View Single Post
  #3  
Old July 9th 03, 03:54 PM
Patrick Scheible
external usenet poster
 
Posts: n/a
Default

"William M. Klimon" writes:

(2) One of those other topics, e.g., is a chapter on the chemical
deacidification experiments that were conducted in the early 1990s. I saw
with my own eyes (and smelled with my own nose) the fabulous failure of
those experiments as the books that JHU's M.S. Eisenhower Library sent out
came back burned and unusable. I have never seen anyone dispute this
chapter of DOUBLE FOLD.


It was an experiment. Not all experiments are successes.

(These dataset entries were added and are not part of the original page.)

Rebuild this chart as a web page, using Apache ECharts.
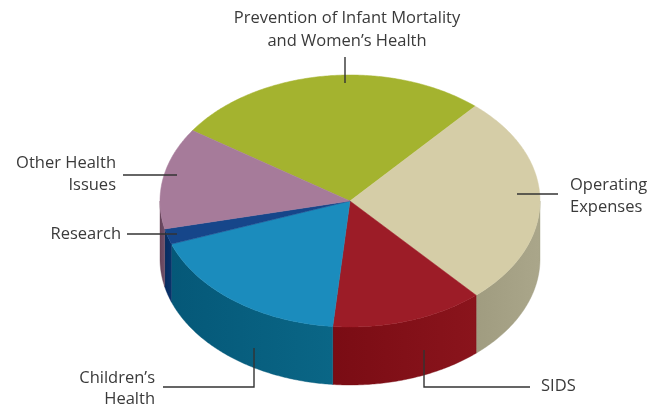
<!DOCTYPE html>
<html>
<head>
<meta charset="utf-8">
<script src="https://cdn.jsdelivr.net/npm/echarts@6/dist/echarts.min.js"></script>
<style>
html, body { margin: 0; padding: 0; background: #fff; }
#main { width: 664px; height: 408px; }
</style>
</head>
<body>
<div id="main"></div>
<script>
// slices, clockwise from the green one
var categories = [
  "Prevention of Infant Mortality and Women’s Health",
  "Operating Expenses",
  "SIDS",
  "Children’s Health",
  "Research",
  "Other Health Issues"
];
var shares = [27, 27, 13, 18, 2, 13];

// colours: top face, side (left end, right end)
var topColors = ["#a4b32f", "#d5cda7", "#9c1c27", "#1b8cbd", "#16468a", "#a67b9a"];
var sideColors = [
  ["#7c8722", "#8a9628"],
  ["#a09c80", "#aaa68a"],
  ["#7a0c14", "#8a141c"],
  ["#055878", "#0a6686"],
  ["#062c60", "#0a336c"],
  ["#664359", "#70506a"]
];

var cx = 350, cy = 201, rx = 190, ry = 126, depth = 58;
var startAngle = 146;
var total = shares.reduce(function (a, b) { return a + b; }, 0);

function rim(t, dy) {
  return [cx + rx * Math.cos(t), cy - ry * Math.sin(t) + dy];
}

function renderSlice(params, api) {
  var i = params.dataIndex;
  var before = 0;
  for (var k = 0; k < i; k++) before += shares[k];
  var a0 = (startAngle - before / total * 360) * Math.PI / 180;
  var a1 = (startAngle - (before + api.value(0)) / total * 360) * Math.PI / 180;
  var children = [];

  // side wall: only the front half (angles in [-PI, 0] + 2kPI)
  for (var m = -1; m <= 1; m++) {
    var lo = Math.max(a1, -Math.PI + 2 * m * Math.PI);
    var hi = Math.min(a0, 2 * m * Math.PI);
    if (hi - lo < 1e-4) continue;
    var n = Math.max(2, Math.ceil((hi - lo) / 0.01));
    var pts = [], j;
    for (j = 0; j <= n; j++) pts.push(rim(hi - (hi - lo) * j / n, 0));
    for (j = n; j >= 0; j--) pts.push(rim(hi - (hi - lo) * j / n, depth));
    var xs = pts.map(function (p) { return p[0]; });
    var x0 = Math.min.apply(null, xs), x1 = Math.max.apply(null, xs);
    children.push({
      type: 'polygon',
      shape: { points: pts },
      style: {
        fill: new echarts.graphic.LinearGradient(x0, 0, x1, 0, [
          { offset: 0, color: sideColors[i][0] },
          { offset: 1, color: sideColors[i][1] }
        ], true),
        stroke: sideColors[i][0],
        lineWidth: 0.4
      }
    });
  }

  // top face
  var steps = Math.max(2, Math.ceil((a0 - a1) / 0.01));
  var top = [[cx, cy]];
  for (var s = 0; s <= steps; s++) top.push(rim(a0 + (a1 - a0) * s / steps, 0));
  children.push({
    type: 'polygon',
    shape: { points: top },
    style: { fill: topColors[i], stroke: topColors[i], lineWidth: 0.5 }
  });

  return { type: 'group', children: children };
}

var textStyle = { fontSize: 16.5, fontFamily: 'Open Sans', fill: '#3a3a3a' };
function label(x, y, text, align, lh) {
  return {
    type: 'text', x: x, y: y, z: 10,
    style: Object.assign({ text: text, align: align, verticalAlign: 'middle', lineHeight: lh }, textStyle)
  };
}
function leader(points) {
  return {
    type: 'polyline', z: 10,
    shape: { points: points },
    style: { stroke: '#333', lineWidth: 1.4, fill: null }
  };
}

var chart = echarts.init(document.getElementById('main'));
chart.setOption({
  animation: false,
  series: [{
    type: 'custom',
    coordinateSystem: 'none',
    renderItem: renderSlice,
    data: shares.map(function (v, i) { return { name: categories[i], value: [v] }; })
  }],
  graphic: [
    leader([[345, 57], [345, 83]]),
    leader([[123, 175], [177, 175]]),
    leader([[127, 234], [177, 234]]),
    leader([[517, 194], [558, 194]]),
    leader([[424, 350], [424, 387], [530, 387]]),
    leader([[254, 348], [254, 387], [163, 387]]),
    label(347, 29.5, "Prevention of Infant Mortality\nand Women’s Health", 'center', 23),
    label(116, 174, "Other Health\nIssues", 'right', 22),
    label(121, 234, "Research", 'right', 22),
    label(570, 196, "Operating\nExpenses", 'left', 22),
    label(541, 386, "SIDS", 'left', 22),
    label(155, 388.5, "Children’s\nHealth", 'right', 21)
  ]
});
</script>
</body>
</html>
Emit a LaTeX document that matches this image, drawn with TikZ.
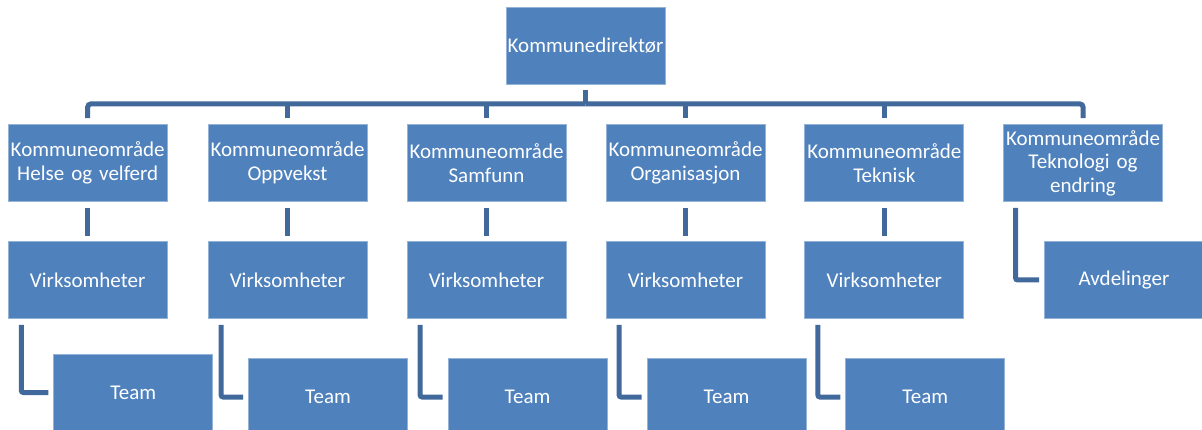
\documentclass[tikz,border=0pt]{standalone}
\usepackage{fontspec}
\setmainfont{Carlito}
\definecolor{boxblue}{HTML}{4F81BD}
\definecolor{connblue}{HTML}{41699C}
\begin{document}
\begin{tikzpicture}[x=1pt,y=-1pt,
  orgbox/.style={draw=boxblue!60!white, line width=0.8pt, fill=boxblue, text=white,
    minimum width=159pt, minimum height=77pt, text width=159pt, align=center,
    inner sep=0pt, font=\fontsize{21}{23.5}\selectfont},
  conn/.style={draw=connblue, line width=5pt},
  ]
\useasboundingbox (0,0) rectangle (1202,430);
\begin{scope}
\clip (0,0) rectangle (1202,430);
\node[orgbox] (top) at (585.5,45.5) {Kommunedirektør};
\node[orgbox] (c1) at (87.7,163) {Kommuneområde\\Helse og velferd};
\node[orgbox] (c2) at (287.5,163) {Kommuneområde\\Oppvekst};
\node[orgbox] (c3) at (486.5,163) {Kommuneområde\\Samfunn};
\node[orgbox] (c4) at (685.5,163) {Kommuneområde\\Organisasjon};
\node[orgbox] (c5) at (884.3,163) {Kommuneområde\\Teknisk};
\node[orgbox] (c6) at (1083,163) {Kommuneområde\\Teknologi og\\endring};
\node[orgbox] (v1) at (87.7,280) {Virksomheter};
\node[orgbox] (v2) at (287.5,280) {Virksomheter};
\node[orgbox] (v3) at (486.5,280) {Virksomheter};
\node[orgbox] (v4) at (685.5,280) {Virksomheter};
\node[orgbox] (v5) at (884.3,280) {Virksomheter};
\node[orgbox] (av) at (1124,280) {Avdelinger};
\node[orgbox] (t1) at (133.3,392.5) {Team};
\node[orgbox] (t2) at (328,397) {Team};
\node[orgbox] (t3) at (527.5,397) {Team};
\node[orgbox] (t4) at (726.5,397) {Team};
\node[orgbox] (t5) at (925.3,397) {Team};
\end{scope}
\coordinate (bar) at (585.5,104);
% top stem
\draw[conn, shorten <=6pt] (top.south) -- (top.south |- bar);
% bar and stems
\foreach \c in {c1,c6}{
  \draw[conn, rounded corners=3pt, shorten >=6pt] (top.south |- bar) -- (\c.north |- bar) -- (\c.north);
}
\foreach \c in {c2,c3,c4,c5}{
  \draw[conn, shorten >=6pt] (\c.north |- bar) -- (\c.north);
}
% level 1 to level 2
\foreach \i in {1,2,3,4,5}{
  \draw[conn, shorten <=6pt, shorten >=5pt] (c\i.south) -- (v\i.north);
}
% elbows
\foreach \i in {1,2,3,4,5}{
  \draw[conn, rounded corners=2pt, shorten <=6pt, shorten >=5pt] ([xshift=13.5pt]v\i.south west) |- (t\i.west);
}
\draw[conn, rounded corners=2pt, shorten <=6pt, shorten >=5pt] ([xshift=12.5pt]c6.south west) |- (av.west);
\end{tikzpicture}
\end{document}
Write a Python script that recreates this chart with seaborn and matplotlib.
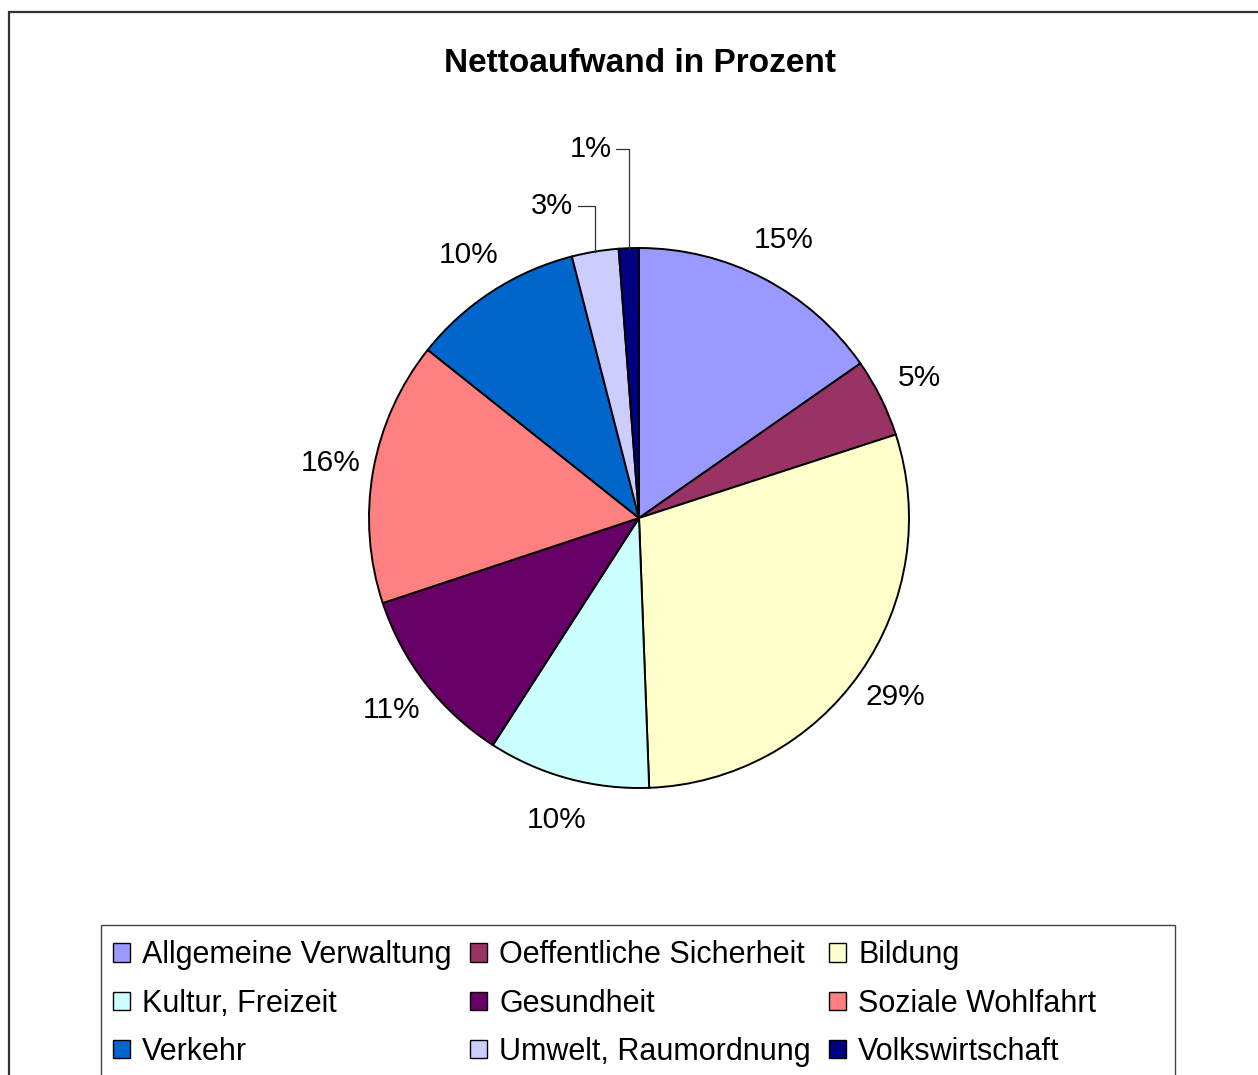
import numpy as np
import matplotlib
matplotlib.use("Agg")
import matplotlib.pyplot as plt
import matplotlib.patches as mpatches
import seaborn as sns

# Nettoaufwand je Bereich (Prozent)
categories = [
    "Allgemeine Verwaltung", "Oeffentliche Sicherheit", "Bildung",
    "Kultur, Freizeit", "Gesundheit", "Soziale Wohlfahrt",
    "Verkehr", "Umwelt, Raumordnung", "Volkswirtschaft",
]
values = [15.3, 4.7, 29.4, 9.7, 10.8, 15.8, 10.3, 2.8, 1.2]
colors = ["#9999FF", "#993366", "#FFFFCC", "#CCFFFF", "#660066",
          "#FF8080", "#0066CC", "#CCCCFF", "#000080"]
title = "Nettoaufwand in Prozent"

sns.set_style("white")
plt.rcParams["font.family"] = ["Liberation Sans", "DejaVu Sans"]
plt.rcParams["text.color"] = "black"

W, H = 1258, 1075
fig = plt.figure(figsize=(W / 100, H / 100), dpi=100)

# outer chart frame (runs off the right and bottom edge)
fig.patches.append(mpatches.Rectangle(
    (9 / W, -0.05), 1.1, 1 - 12 / H + 0.05, transform=fig.transFigure,
    fill=False, edgecolor="#333333", linewidth=1.6))

# pie axes: centre (639, 518) px, radius 270 px
cx, cy, r = 639, 518, 270
ax = fig.add_axes([(cx - r) / W, (H - cy - r) / H, 2 * r / W, 2 * r / H])
wedges, _ = ax.pie(
    values, colors=colors, startangle=90, counterclock=False, radius=1,
    wedgeprops=dict(edgecolor="black", linewidth=1.4),
)
ax.set_xlim(-1, 1)
ax.set_ylim(-1, 1)
ax.axis("off")

total = sum(values)
for i, w in enumerate(wedges):
    theta = np.deg2rad((w.theta1 + w.theta2) / 2)
    pct = f"{round(values[i] / total * 100):d}%"
    if values[i] < 4:
        # small slices get a label with an elbow leader line
        xe, ye = np.cos(theta), np.sin(theta)
        if i == len(values) - 1:
            xt, yt = xe - 0.065, 1.367
        else:
            xt, yt = xe - 0.08, 1.156
        ax.annotate(pct, xy=(xe, ye), xytext=(xt, yt), ha="right",
                    va="center", fontsize=21, annotation_clip=False,
                    arrowprops=dict(arrowstyle="-", color="#333333",
                                    linewidth=0.9, relpos=(1, 0.5),
                                    shrinkA=1, shrinkB=0,
                                    connectionstyle="angle,angleA=0,angleB=90,rad=0"))
    else:
        d = 1.16
        ax.text(d * np.cos(theta), d * np.sin(theta), pct,
                ha="center", va="center", fontsize=21.5)

fig.text(640 / W, 1 - 64 / H, title, ha="center", va="center",
         fontsize=24, fontweight="bold")

# legend frame drawn separately so it spans the full chart width
fig.patches.append(mpatches.Rectangle(
    (101 / W, -0.05), (1175 - 101) / W, 1 - 925 / H + 0.05,
    transform=fig.transFigure, fill=False, edgecolor="#444444",
    linewidth=1.0))

# legend in row order, three columns
handles = [mpatches.Patch(facecolor=c, edgecolor="black", linewidth=1.0)
           for c in colors]
order = [0, 3, 6, 1, 4, 7, 2, 5, 8]
leg = fig.legend(
    [handles[k] for k in order], [categories[k] for k in order],
    ncol=3, loc="upper left", bbox_to_anchor=(101 / W, 1 - 928 / H),
    fontsize=22, frameon=False,
    handlelength=0.55, handleheight=0.55, handletextpad=0.4,
    columnspacing=0.6, labelspacing=0.6, borderpad=0.4,
    borderaxespad=0,
)

fig.savefig("out.png", dpi=100)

(3) I don't think Baker anywhere says that there shouldn't be microfilming.
He does focus on its failures, without perhaps highlighting its many
benefits. What he does say, though, which I think is beyond dispute, is
that the microfilming of a given title ought not to be a license to disgard
ALL the originals of that work--again, as I recall, he gives some examples
of exactly that sad event happening.


Ideally, yes. But in a typical library they have more items than
space. Preserving the original newspapers means setting aside a
restricted space (because they're too fragile to let anyone use them),
and they disintegrate anyway.

The most compelling example Baker gave is of an incomplete run being
microfilmedd and then (as far as he could discover) complete runs
being discarded in favor of the microfilm. But that situation is
rare; usually microfilm makers go to considerable effort to find
missing issues. If they can't find any copies, they usually state
that on the box and the first few frames of the microfilm, and most
libraries check that before discarding. If a library does find a
missing issue, it is possible to film it and then splice it into the
microfilm.

(4) As for the durability of newspaper, it can certainly last longer than 75
years. I have in my collection of early Catholic Americana 30 issues from
1833 of THE JESUIT, the first Catholic newspaper in the U.S., a weekly
published in Boston, which continues today as the Boston PILOT:


That's before wood pulp newsprint.

http://www.rcab.org/pilot.html

You can view beautifully preserved newspapers older than 75 years at Baker's
American Newspaper Repository:


A few fortunate examples doesn't mean they'd survive that long
in general, especially in a library where they get used.